Three different visions of how we can expect the future to play out - Einstein was privy to the knowledge of how humanity was knocking at death’s door once we had unlocked the power to destroy our global environment. Al Maktoum was sensitive to the non-renewable nature of Dubai’s oil wealth - how extractive practices unlocked the power to destroy the local environment while providing a temporary high. The German politician instead focuses on a vision of collective investment in the future via individual progress. A society is sustained in its progress when a parent can unlock opportunities of prestige unavailable to themselves. The entire notion of progress and growth relies on the idea that the future can be better than the present. Al Maktoum and Einstein saw futures that were decidedly worse than the present.
I don’t think it likely that we will blow ourselves to bits - warriors tend to lose their fervor over time. History is littered with conquerors who sit down to govern and just go oh shit this is a lot of paperwork, but these chairs sure are comfy. Humans as a race are tired of conquest, though we’re not above a rational pursuit of national self interest. This, in our incredibly connected economy, means that nations cannot pull off very much without risking alienation or at least a weakening in their bargaining power. I think we can leave Einstein’s fear behind.

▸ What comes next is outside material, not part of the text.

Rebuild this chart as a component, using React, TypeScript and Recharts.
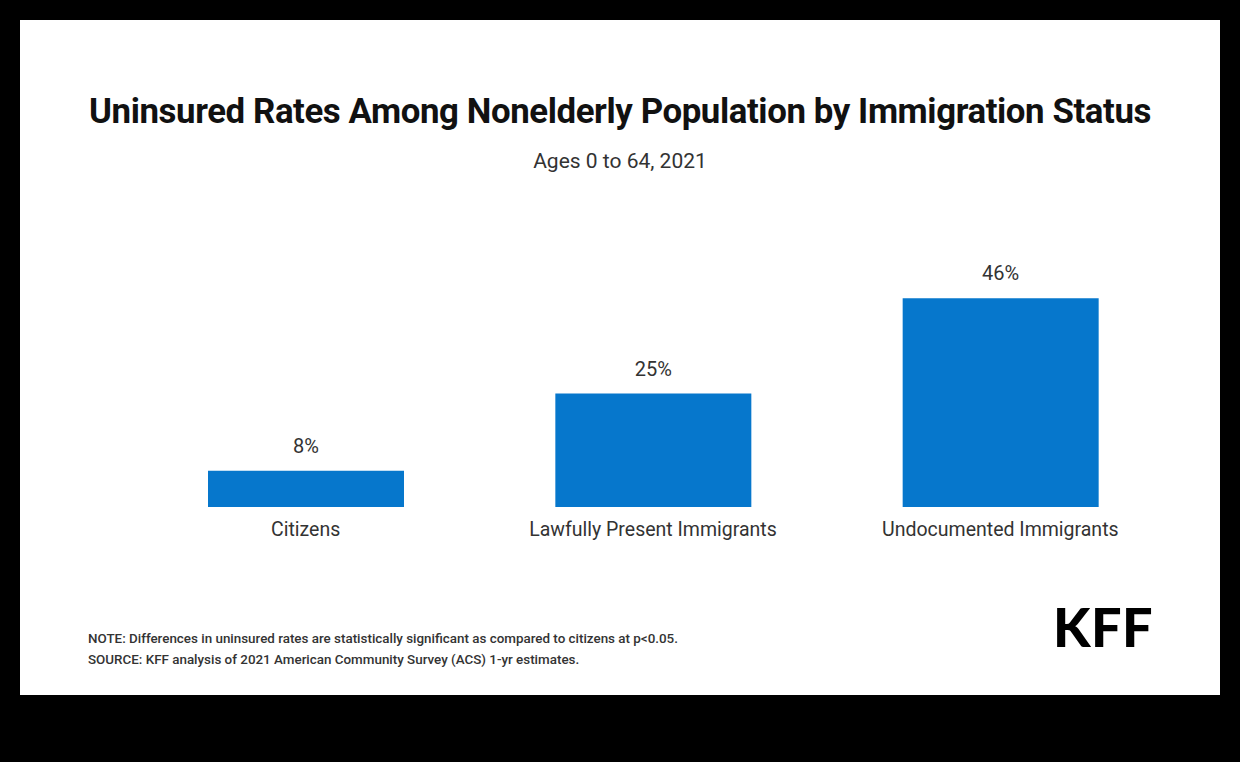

However, Al Maktoum’s prediction is probably going to apply to many regions of the world that are currently seeing a boom. This is in some ways just the rhythm of things - rise and fall. A great visualization of this charts the trajectory of the world’s 10 most populous cities over the past 500 years. The cities falling off the chart are not just slowing down in their growth - they are shrinking. If you’re not growing, you’re shrinking. In a world where everyone is trying to maximize growth, pushing hard on that pedal, not growing fast enough might as well be shrinking. There are very few parts of the world that have arrived at an acceptable level of prosperity and population and just keep it stable for a few decades. Growth is a fire that consumes everything, including our tastes and our bodies.
I watched a series of lectures on capitalism from Yale back in 2014ish which introduced me to the concept of an ‘ever-reinventing order’. We’ve built systems that are capable of looking at, measuring and readjusting themselves, much the way Sheikh Rashid did. Our rapid growth in capability as a species means we can change ourselves faster than ever before. This capability enabled our incredible collective rise in standard of living over the past century. It remains to be seen if it can prevent our fall.